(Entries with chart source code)
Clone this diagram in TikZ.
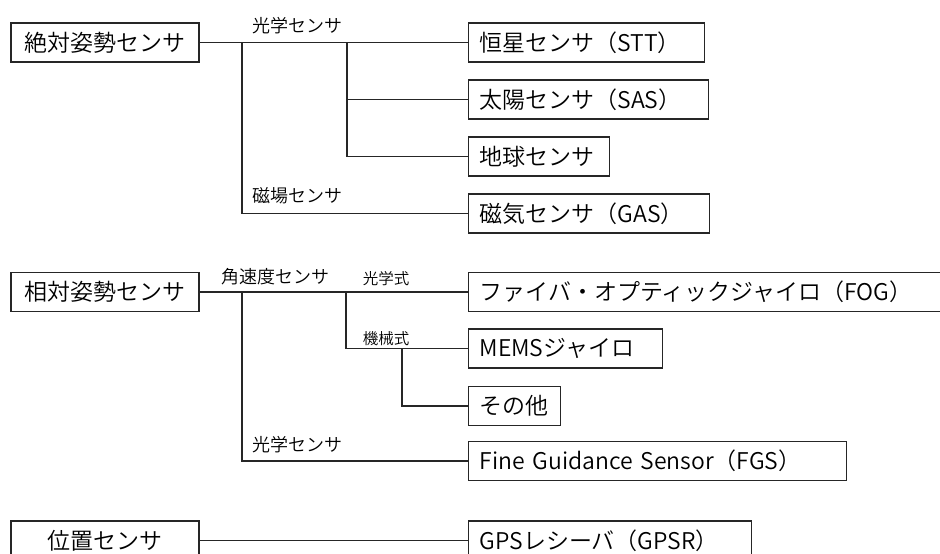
\documentclass[tikz,border=0pt]{standalone}
\usepackage{fontspec}
\setmainfont{Noto Sans CJK JP}[UprightFont={* DemiLight}]
\begin{document}
\begin{tikzpicture}[x=1pt,y=-1pt,
  line/.style={draw=black!85,line width=1.1pt},
  lbox/.style={draw=black!85,line width=1.1pt,minimum width=188pt,minimum height=39pt,inner sep=0pt,font=\fontsize{23}{23}\selectfont,text=black},
  rbox/.style={draw=black!85,line width=1.1pt,anchor=west,minimum height=39pt,inner xsep=11pt,inner ysep=0pt,align=left,font=\fontsize{23}{23}\selectfont,text=black},
  lab/.style={font=\fontsize{18}{18}\selectfont,inner sep=0pt,text=black},
  slab/.style={font=\fontsize{15.5}{15.5}\selectfont,inner sep=0pt,text=black}]
\useasboundingbox (0,0) rectangle (940,554);
% left boxes
\node[lbox] (abs) at (105,42.5) {絶対姿勢センサ};
\node[lbox] (rel) at (105,292) {相対姿勢センサ};
\node[lbox] (pos) at (105,540.5) {位置センサ};
% right boxes
\node[rbox,text width=214pt] (stt) at (468,42.5) {恒星センサ（STT）};
\node[rbox,text width=218pt] (sas) at (468,99.5) {太陽センサ（SAS）};
\node[rbox,text width=119pt] (earth) at (468,156.5) {地球センサ};
\node[rbox,text width=219pt] (gas) at (468,213.5) {磁気センサ（GAS）};
\node[rbox,text width=454pt] (fog) at (468,292) {ファイバ・オプティックジャイロ（FOG）};
\node[rbox,text width=172pt] (mems) at (468,348.5) {MEMSジャイロ};
\node[rbox,text width=70pt] (other) at (468,406) {その他};
\node[rbox,text width=356pt] (fgs) at (468,461) {Fine Guidance Sensor（FGS）};
\node[rbox,text width=261pt] (gps) at (468,540.5) {GPSレシーバ（GPSR）};
% junctions
\coordinate (ja) at (242,42.5);
\coordinate (jb) at (347,42.5);
\coordinate (jc) at (347,99.5);
\coordinate (jd) at (242,292);
\coordinate (je) at (346,292);
\coordinate (jf) at (402,348.5);
% connectors top
\draw[line] (abs.east) -- (stt.west);
\draw[line] (ja) |- (gas.west);
\draw[line] (jb) |- (earth.west);
\draw[line] (jc) -- (sas.west);
% connectors middle
\draw[line] (rel.east) -- (fog.west);
\draw[line] (jd) |- (fgs.west);
\draw[line] (je) |- (mems.west);
\draw[line] (jf) |- (other.west);
% bottom
\draw[line] (pos.east) -- (gps.west);
% labels
\node[lab] (l1) at (297,26) {光学センサ};
\node[lab] (l2) at (297,196) {磁場センサ};
\node[lab] (l3) at (275,277) {角速度センサ};
\node[slab] (l4) at (386,279) {光学式};
\node[slab] (l5) at (386,339) {機械式};
\node[lab] (l6) at (297,445) {光学センサ};
\end{tikzpicture}
\end{document}
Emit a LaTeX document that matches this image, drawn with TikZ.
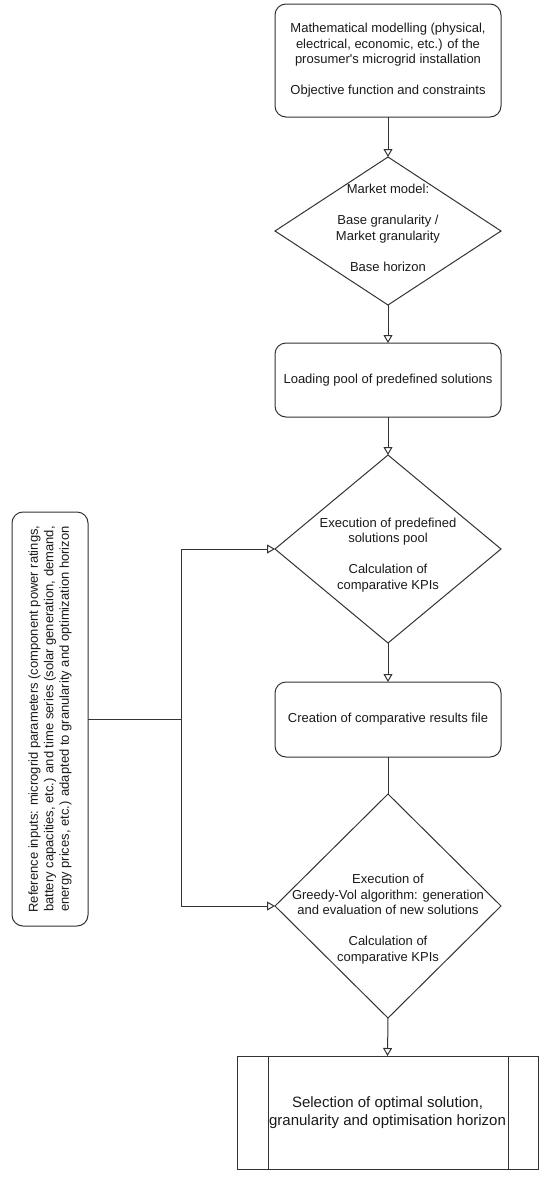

**WHAT NEEDS TO BE DONE**. Write out the full set of lines verbatim, without the pictures.

**ANSWER TO THIS EXERCISE**.
Clone this diagram in TikZ.
\documentclass[tikz,border=0pt]{standalone}
\usepackage{fontspec}
\setmainfont{Noto Sans CJK JP}[UprightFont={* DemiLight}]
\begin{document}
\begin{tikzpicture}[x=1pt,y=-1pt,
  line/.style={draw=black!85,line width=1.1pt},
  lbox/.style={draw=black!85,line width=1.1pt,minimum width=188pt,minimum height=39pt,inner sep=0pt,font=\fontsize{23}{23}\selectfont,text=black},
  rbox/.style={draw=black!85,line width=1.1pt,anchor=west,minimum height=39pt,inner xsep=11pt,inner ysep=0pt,align=left,font=\fontsize{23}{23}\selectfont,text=black},
  lab/.style={font=\fontsize{18}{18}\selectfont,inner sep=0pt,text=black},
  slab/.style={font=\fontsize{15.5}{15.5}\selectfont,inner sep=0pt,text=black}]
\useasboundingbox (0,0) rectangle (940,554);
% left boxes
\node[lbox] (abs) at (105,42.5) {絶対姿勢センサ};
\node[lbox] (rel) at (105,292) {相対姿勢センサ};
\node[lbox] (pos) at (105,540.5) {位置センサ};
% right boxes
\node[rbox,text width=214pt] (stt) at (468,42.5) {恒星センサ（STT）};
\node[rbox,text width=218pt] (sas) at (468,99.5) {太陽センサ（SAS）};
\node[rbox,text width=119pt] (earth) at (468,156.5) {地球センサ};
\node[rbox,text width=219pt] (gas) at (468,213.5) {磁気センサ（GAS）};
\node[rbox,text width=454pt] (fog) at (468,292) {ファイバ・オプティックジャイロ（FOG）};
\node[rbox,text width=172pt] (mems) at (468,348.5) {MEMSジャイロ};
\node[rbox,text width=70pt] (other) at (468,406) {その他};
\node[rbox,text width=356pt] (fgs) at (468,461) {Fine Guidance Sensor（FGS）};
\node[rbox,text width=261pt] (gps) at (468,540.5) {GPSレシーバ（GPSR）};
% junctions
\coordinate (ja) at (242,42.5);
\coordinate (jb) at (347,42.5);
\coordinate (jc) at (347,99.5);
\coordinate (jd) at (242,292);
\coordinate (je) at (346,292);
\coordinate (jf) at (402,348.5);
% connectors top
\draw[line] (abs.east) -- (stt.west);
\draw[line] (ja) |- (gas.west);
\draw[line] (jb) |- (earth.west);
\draw[line] (jc) -- (sas.west);
% connectors middle
\draw[line] (rel.east) -- (fog.west);
\draw[line] (jd) |- (fgs.west);
\draw[line] (je) |- (mems.west);
\draw[line] (jf) |- (other.west);
% bottom
\draw[line] (pos.east) -- (gps.west);
% labels
\node[lab] (l1) at (297,26) {光学センサ};
\node[lab] (l2) at (297,196) {磁場センサ};
\node[lab] (l3) at (275,277) {角速度センサ};
\node[slab] (l4) at (386,279) {光学式};
\node[slab] (l5) at (386,339) {機械式};
\node[lab] (l6) at (297,445) {光学センサ};
\end{tikzpicture}
\end{document}
Emit a LaTeX document that matches this image, drawn with TikZ.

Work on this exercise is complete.